● **What the exercise asks**:
Find how many lines hold the word "with" and give that number only.

● **Task material**:
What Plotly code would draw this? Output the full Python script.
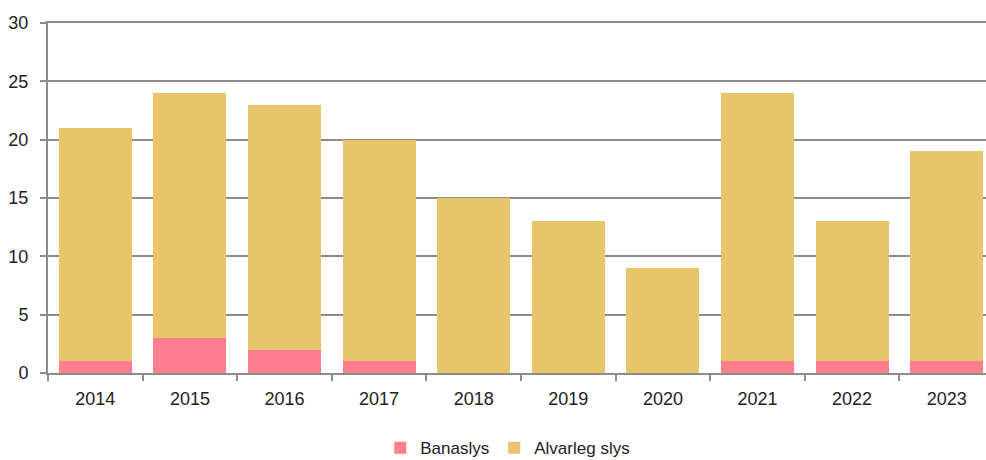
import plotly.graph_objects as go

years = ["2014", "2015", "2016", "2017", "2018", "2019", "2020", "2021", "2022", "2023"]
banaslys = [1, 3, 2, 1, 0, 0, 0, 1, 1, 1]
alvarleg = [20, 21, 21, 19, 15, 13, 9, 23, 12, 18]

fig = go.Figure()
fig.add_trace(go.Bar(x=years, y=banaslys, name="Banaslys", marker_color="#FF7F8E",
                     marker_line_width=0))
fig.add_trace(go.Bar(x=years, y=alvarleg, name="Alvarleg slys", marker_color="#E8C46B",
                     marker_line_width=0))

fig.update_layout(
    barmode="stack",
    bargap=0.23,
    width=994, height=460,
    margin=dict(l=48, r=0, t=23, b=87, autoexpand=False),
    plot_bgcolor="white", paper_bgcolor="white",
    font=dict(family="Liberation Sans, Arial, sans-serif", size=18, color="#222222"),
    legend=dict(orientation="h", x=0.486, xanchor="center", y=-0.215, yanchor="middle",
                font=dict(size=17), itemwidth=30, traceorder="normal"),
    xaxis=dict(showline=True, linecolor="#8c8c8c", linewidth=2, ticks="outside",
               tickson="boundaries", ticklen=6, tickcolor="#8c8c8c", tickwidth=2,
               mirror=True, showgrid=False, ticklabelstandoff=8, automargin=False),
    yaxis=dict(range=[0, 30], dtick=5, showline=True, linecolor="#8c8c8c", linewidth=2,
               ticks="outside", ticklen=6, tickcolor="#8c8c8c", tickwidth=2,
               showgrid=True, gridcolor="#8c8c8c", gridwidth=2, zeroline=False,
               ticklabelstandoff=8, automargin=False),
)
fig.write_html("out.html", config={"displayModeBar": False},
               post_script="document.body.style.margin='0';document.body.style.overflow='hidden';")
--
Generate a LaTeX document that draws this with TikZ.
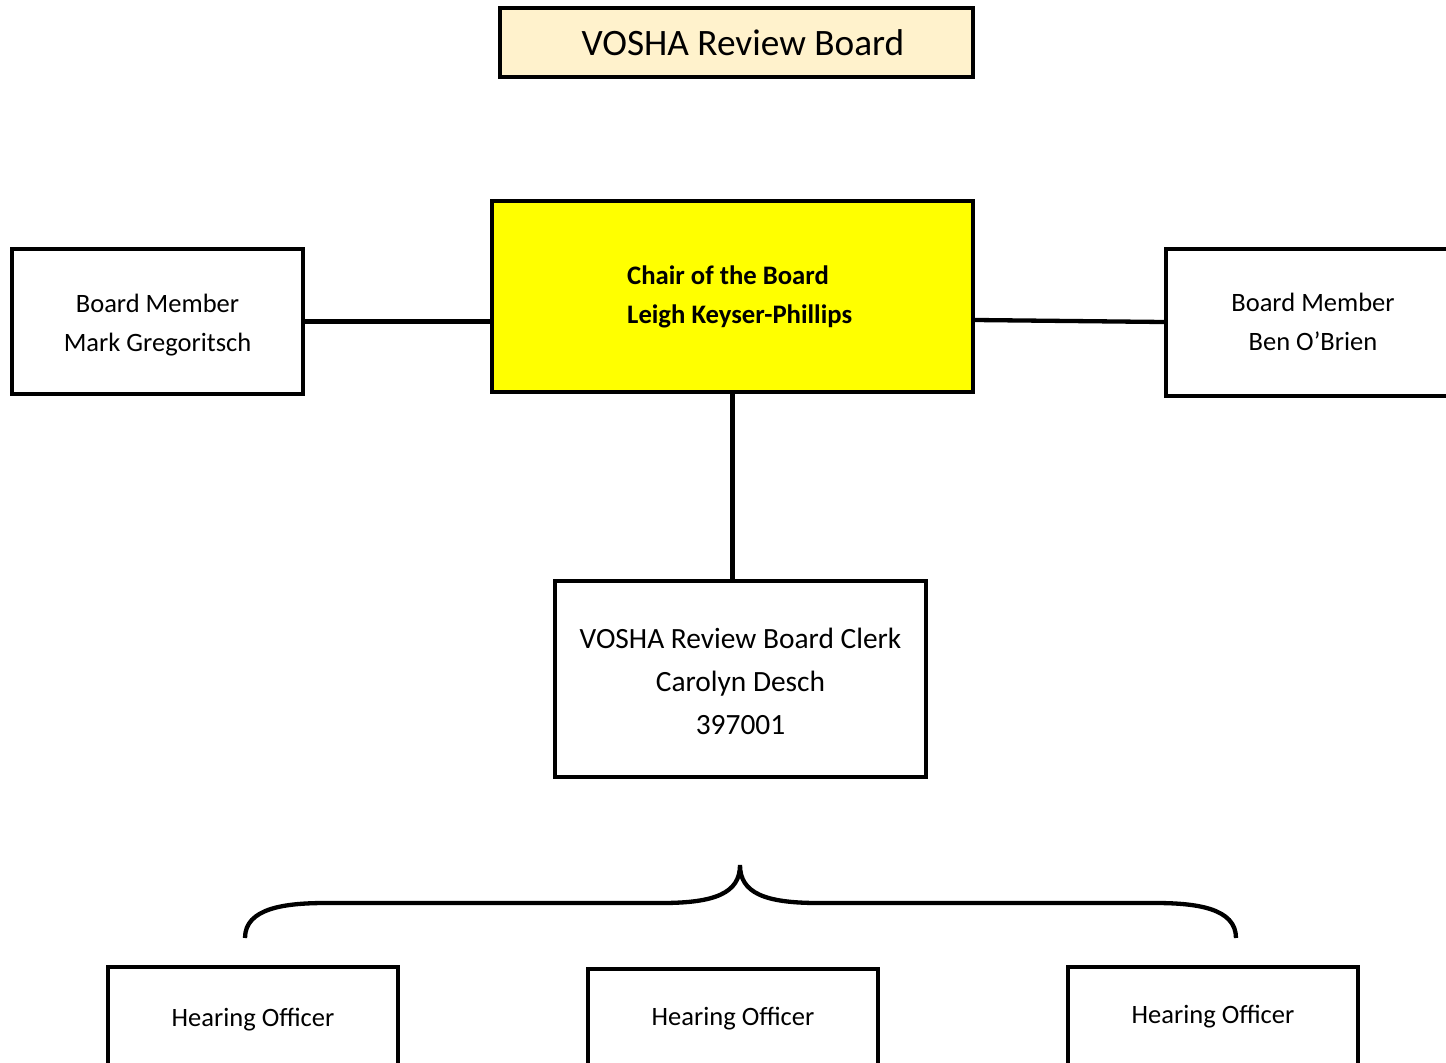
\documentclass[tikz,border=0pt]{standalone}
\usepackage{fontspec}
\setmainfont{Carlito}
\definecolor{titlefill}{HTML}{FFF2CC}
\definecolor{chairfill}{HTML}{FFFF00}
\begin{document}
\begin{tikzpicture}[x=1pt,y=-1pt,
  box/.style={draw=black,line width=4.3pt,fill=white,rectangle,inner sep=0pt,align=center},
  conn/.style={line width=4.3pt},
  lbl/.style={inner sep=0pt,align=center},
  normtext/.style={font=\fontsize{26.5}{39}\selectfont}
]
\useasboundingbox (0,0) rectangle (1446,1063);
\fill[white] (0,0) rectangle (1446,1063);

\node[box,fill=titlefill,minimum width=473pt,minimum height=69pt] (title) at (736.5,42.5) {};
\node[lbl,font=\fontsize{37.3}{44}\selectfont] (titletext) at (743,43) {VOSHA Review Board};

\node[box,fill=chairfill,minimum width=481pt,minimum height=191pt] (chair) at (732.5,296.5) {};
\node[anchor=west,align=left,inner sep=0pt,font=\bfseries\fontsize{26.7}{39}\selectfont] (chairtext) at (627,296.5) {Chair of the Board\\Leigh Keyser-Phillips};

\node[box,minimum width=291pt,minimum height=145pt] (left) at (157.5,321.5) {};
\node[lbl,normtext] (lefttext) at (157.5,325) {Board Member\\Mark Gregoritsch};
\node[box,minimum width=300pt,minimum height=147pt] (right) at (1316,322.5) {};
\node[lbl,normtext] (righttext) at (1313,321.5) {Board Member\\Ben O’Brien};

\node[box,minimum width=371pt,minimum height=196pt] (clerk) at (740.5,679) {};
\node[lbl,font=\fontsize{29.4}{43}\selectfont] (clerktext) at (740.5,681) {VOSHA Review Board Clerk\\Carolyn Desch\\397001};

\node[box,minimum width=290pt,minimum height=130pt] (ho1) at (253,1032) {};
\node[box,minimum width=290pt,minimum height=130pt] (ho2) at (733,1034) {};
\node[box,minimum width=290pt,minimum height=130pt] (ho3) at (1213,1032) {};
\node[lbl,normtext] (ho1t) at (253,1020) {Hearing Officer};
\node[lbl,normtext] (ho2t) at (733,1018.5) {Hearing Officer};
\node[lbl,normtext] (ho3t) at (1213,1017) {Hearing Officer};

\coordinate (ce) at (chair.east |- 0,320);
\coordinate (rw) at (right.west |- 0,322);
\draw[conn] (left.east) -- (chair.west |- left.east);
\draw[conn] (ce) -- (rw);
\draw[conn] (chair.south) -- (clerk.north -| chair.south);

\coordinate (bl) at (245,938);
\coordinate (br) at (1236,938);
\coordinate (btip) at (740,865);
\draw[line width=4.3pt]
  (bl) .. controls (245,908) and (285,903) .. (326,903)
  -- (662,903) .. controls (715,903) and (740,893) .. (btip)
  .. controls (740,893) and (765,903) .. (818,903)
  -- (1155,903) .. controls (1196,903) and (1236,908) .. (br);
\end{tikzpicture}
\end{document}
...
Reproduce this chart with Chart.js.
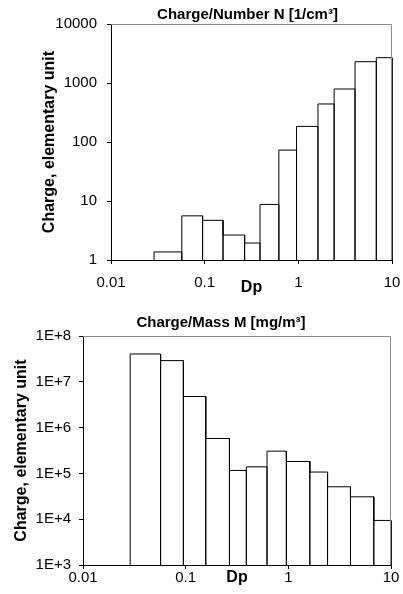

● **Response for this exercise**:
2